Tymi słowami jako mała dziewczynka zaczynałam każdy list do Świętego Mikołaja. Później tata szedł do skrzynki go wysłać, a ja niecierpliwie czekałam na święta.
W tym roku również postanowiłam stworzyć list do Świętego Mikołaja, nie słownie a graficznie.
Trochę mnie poniosło, ale pomarzyć wolno :)
1. Szminki GR marzą mi się już od spotkania w Warszawie, jak tylko upoluję ich stanowisko to kupię nr8.
2. Delikatna złota bransoletka, w internecie jest mnóstwo wzorów, ale ostatnio bardzo spodobał mi się znak nieskończoności, niestety nie widziałam żadnej ładnej sowy.
3. Guerlian mandarynka z bazylią czyli zapach który mnie nęci już od wakacji.
4. Tamron 60 macro, bo moja 90tka jest dla mnie zdecydowanie za długa, marzy mi się również coś jeszcze krótszego np sigma 30 f 1.4
5. Yankee Candle Champaca Blossom mój ulubiony zapach, który niestety już mi się kończy.

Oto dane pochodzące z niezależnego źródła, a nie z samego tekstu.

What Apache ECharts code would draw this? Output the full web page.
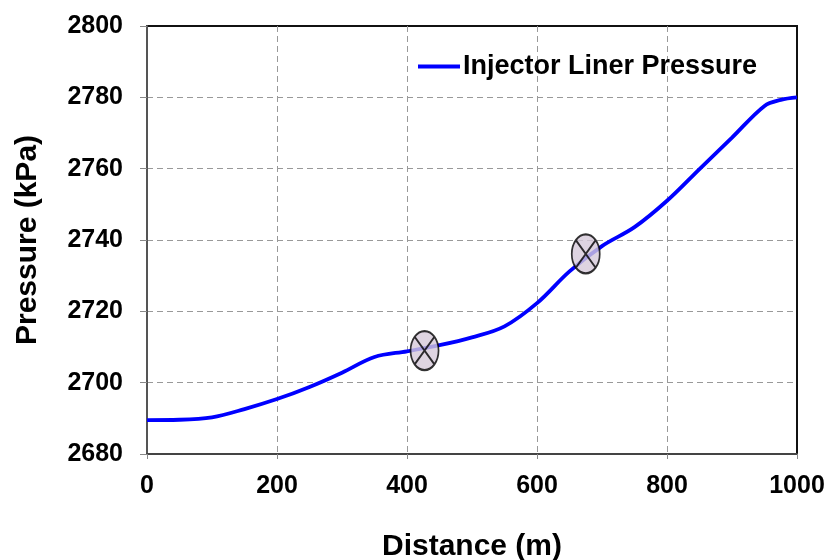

6. Galaxy Tam S2 9.7 LTE koniecznie white :) Odkąd moja siostra ma ipada marzy mi się tablet, dużo czytałam o tym modelu i wydaje się być idealny na uczelnię, lub wprawy gdzieś daleko, kiedy czas w pociągu koszmarnie się dłuży.
Może jakiś Mikołaj zainspiruje się ta listą, a może po wypłacie pozwolę sobie poszaleć. Kto wie...
A jakie są wasze wymarzone świąteczne prezenty?